Perkembangan Pemikiran Aliran Maturidiyah
Pada abad ke-10, al-Maturidi sendiri mengembangkan pandangan teologis yang kemudian menjadi dasar aliran Maturidiyah. Pandangannya ini menekankan pentingnya akal dalam memahami ajaran agama dan menolak pandangan-pandangan yang bertentangan dengan akal. Pada abad ini disebut dengan fase pembentukan. Al-Maturidi menegaskan pentingnya akal dan pengetahuan dalam memahami ajaran Islam, serta menolak pandangan yang bersifat antinomi (bertentangan dengan akal sehat) atau antropomorfis (menyerupakan Tuhan dengan makhluk-Nya).
Fase Klasik (Abad ke-11-12): Pemikiran Maturidiyah berkembang pesat pada masa ini, terutama melalui karya-karya ulama seperti Abu Bakar al-Baqillani dan Abu Hamid alGhazali. Mereka memperdalam dan mengembangkan aqidah Maturidiyah, serta mengkritik pandangan-pandangan lain yang dianggap tidak sesuai dengan ajaran Islam.
Fase Kontemporer (Abad ke-13-sekarang): Pada masa ini, pemikiran Maturidiyah terus berkembang dan beradaptasi dengan perubahan zaman. Pemikiran ulama seperti Fakhr al-Din al-Razi dan Ibn Taymiyyah memberikan kontribusi penting dalam memperkaya ajaran Maturidiyah, sementara pemikir modern seperti Muhammad Abduh dan Rashid Rida mengusulkan reformasi dalam pengajaran aqidah.

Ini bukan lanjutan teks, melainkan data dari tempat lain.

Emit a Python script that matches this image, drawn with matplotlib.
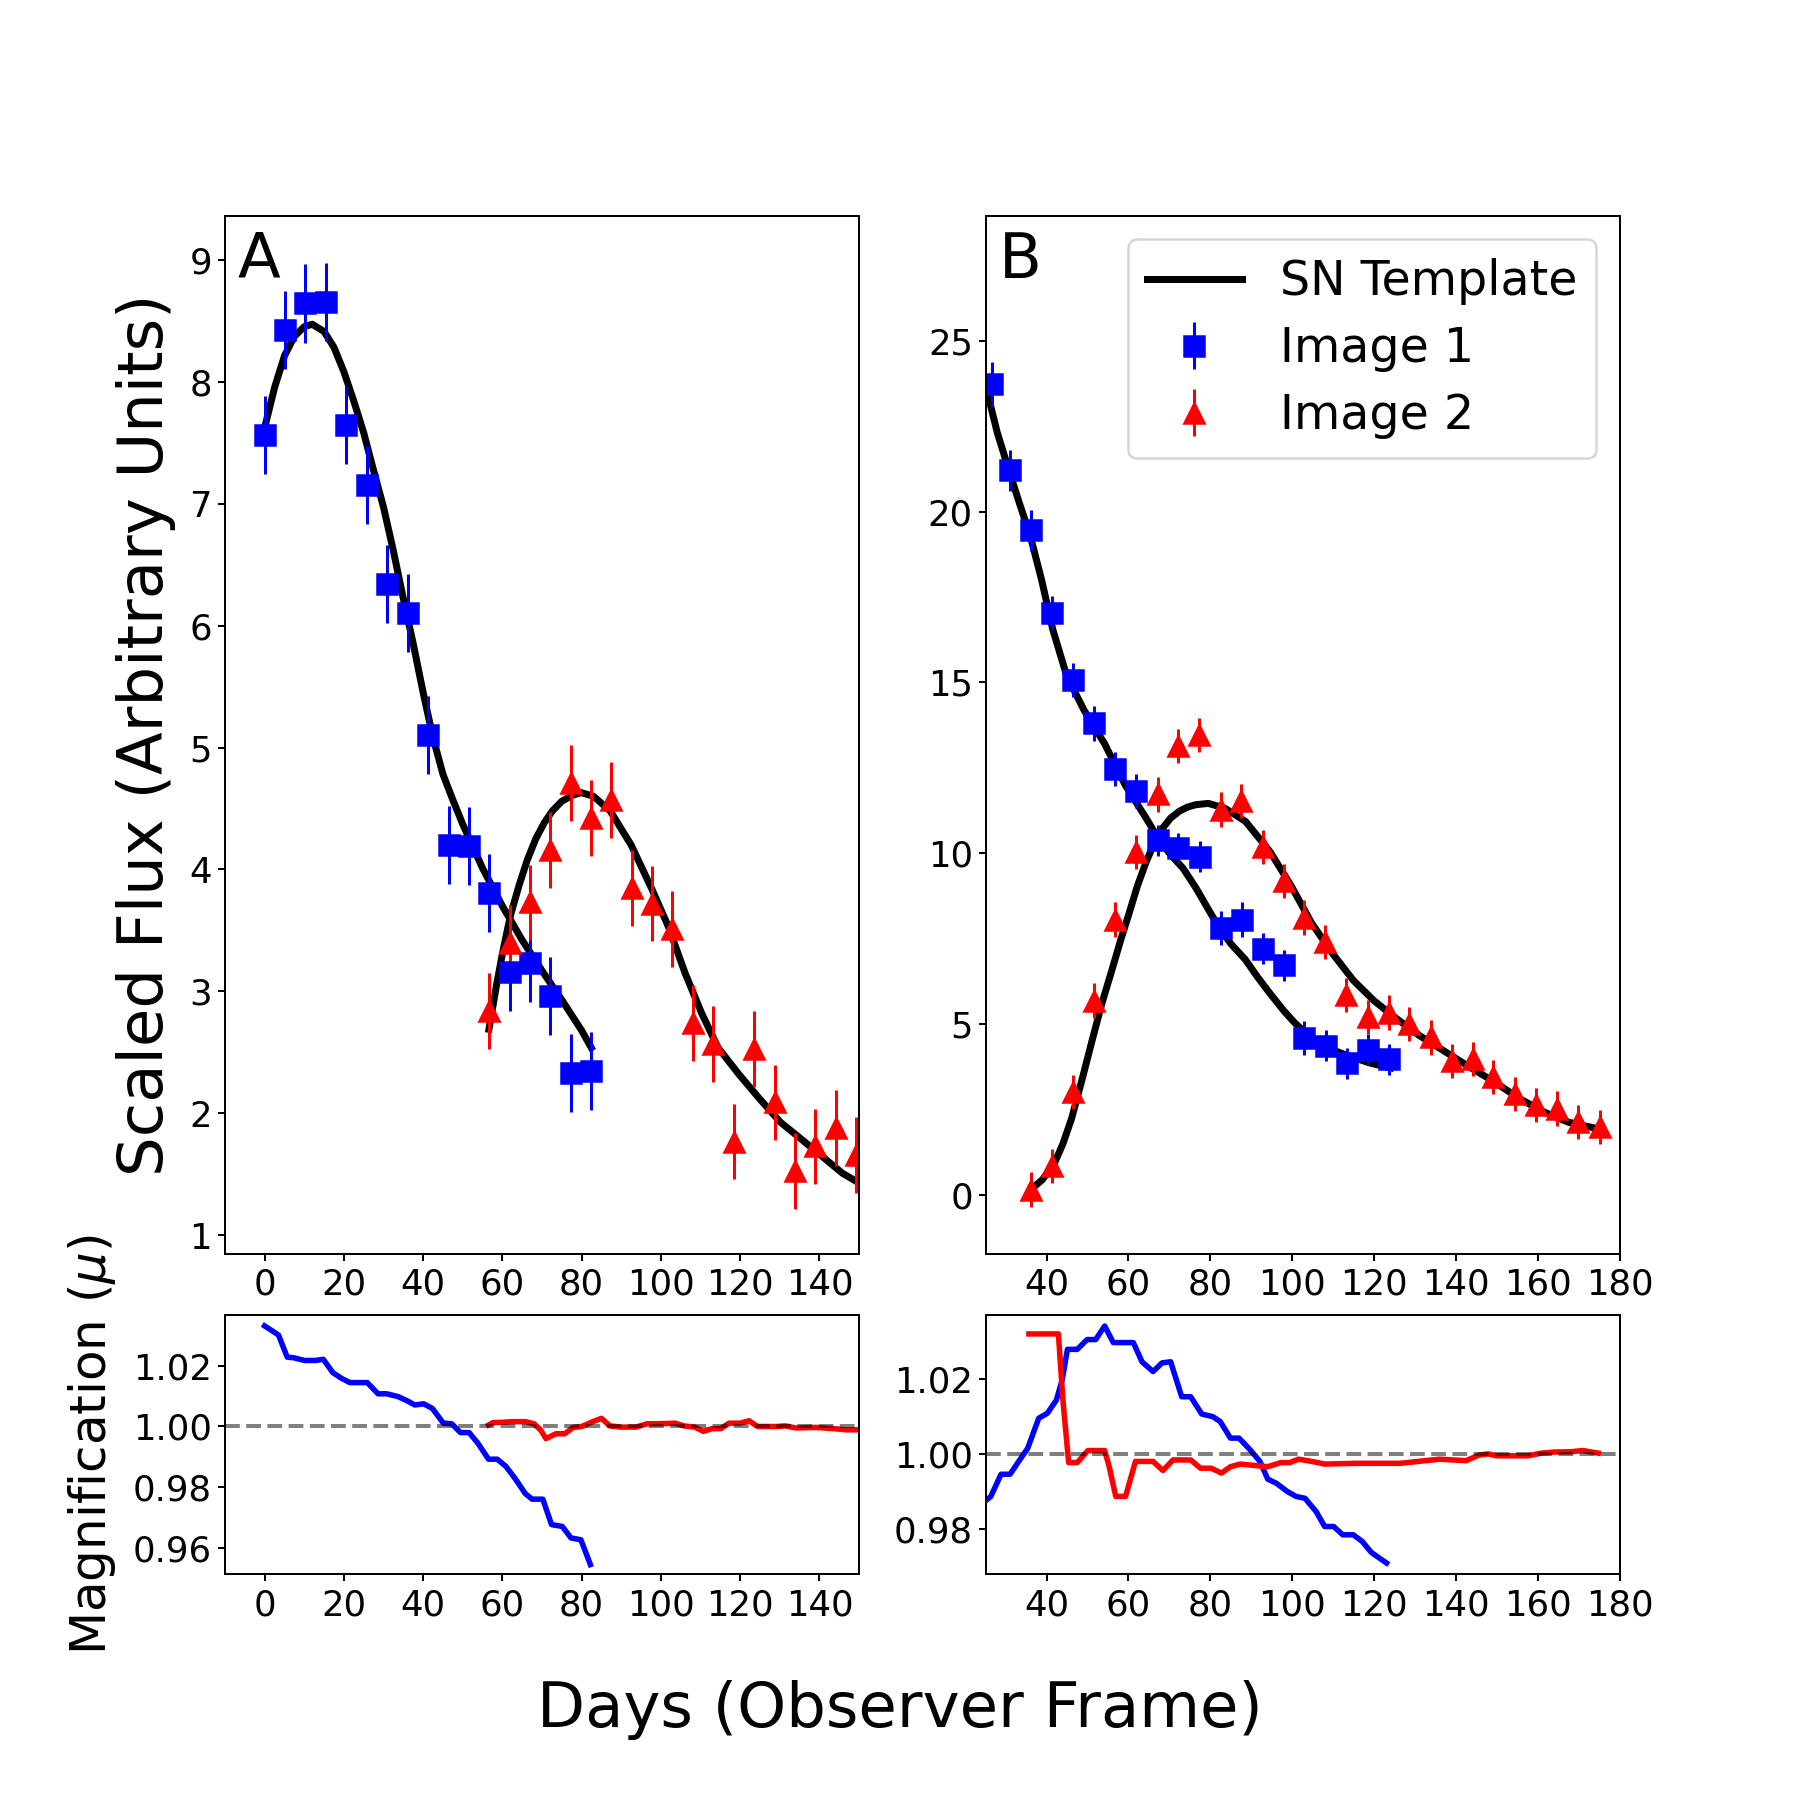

Dalam perkembangannya, aliran Maturidiyah menegaskan beberapa prinsip aqidah dasar yang penting, seperti keberadaan Tuhan yang Maha Esa, sifat-sifat Tuhan yang tidak dapat disamakan dengan makhluk-Nya, kemampuan akal untuk memahami ajaran agama, dan keadilan Tuhan dalam menentukan takdir manusia.
Simpulan
Abu Mansur al-Maturidi bernama lengkap Abu Mansur Muhamad bin Muhamad bin Mahmud al-Maturidi al-Samarqandi. Beliau lahir di Maturid (sebuah kota kecil di daerah Samarkand, wilayah Transoxiana di Asia Tengah atau sekarang bernama Uzbekistan). AlMaturidi merupakan seorang teolog islam ahli sunnah wa al Jama’ah abad IX-X M, yang lahir dan dibesarkan dalam lingkungan ahli sunnah bermazhab Hanafi dan termasuk ulama Hanafiyah yang memiliki andil besar di bidang fikih melalui beberapa karya tulisnya. Pokok pemikiran kalam Al-Maturidi meliputi berbagai topik, yaitu; tentang sifat Allah SWT, akal dan wahyu, masalah iman dan islam, masalah dosa besar, masalah melihat Tuhan, dan masalah baik dan buruk. Aliran Maturidiyah didasarkan pada prinsip-prinsip yang ditemukan dalam Al-Qur'an dan hadis. Aliran ini mengajarkan bahwa Allah SWT memiliki pengetahuan yang sempurna tentang segala sesuatu, bahwa Allah SWT adil dan tidak akan membiarkan kejahatan terjadi tanpa hukuman yang pantas, dan bahwa hanya Allah SWT yang pantas diibadahi karena tidak ada yang serupa dengan-Nya. Perkembangan pemikiran aliran Maturidiyah mencakup pengembangan doktrin keyakinan Sunni yang dipelajari dan diamalkan hingga kini, seperti keyakinan akan keesaan Allah, sifat-sifat Allah, keberadaan malaikat, kitab suci, nubuwwah, qadar, dan kebangkitan akhirat. Aliran ini juga memiliki pengaruh penting dalam perkembangan filsafat dan ilmu pengetahuan Islam. Secara keseluruhan, Al-Maturidi dan aliran Maturidiyah telah memberikan kontribusi besar dalam pengembangan pemikiran kalam Sunni dan Islam secara keseluruhan. Pemikirannya yang inovatif dan terorganisir dengan baik membuatnya menjadi salah satu tokoh penting dalam sejarah intelektual Islam.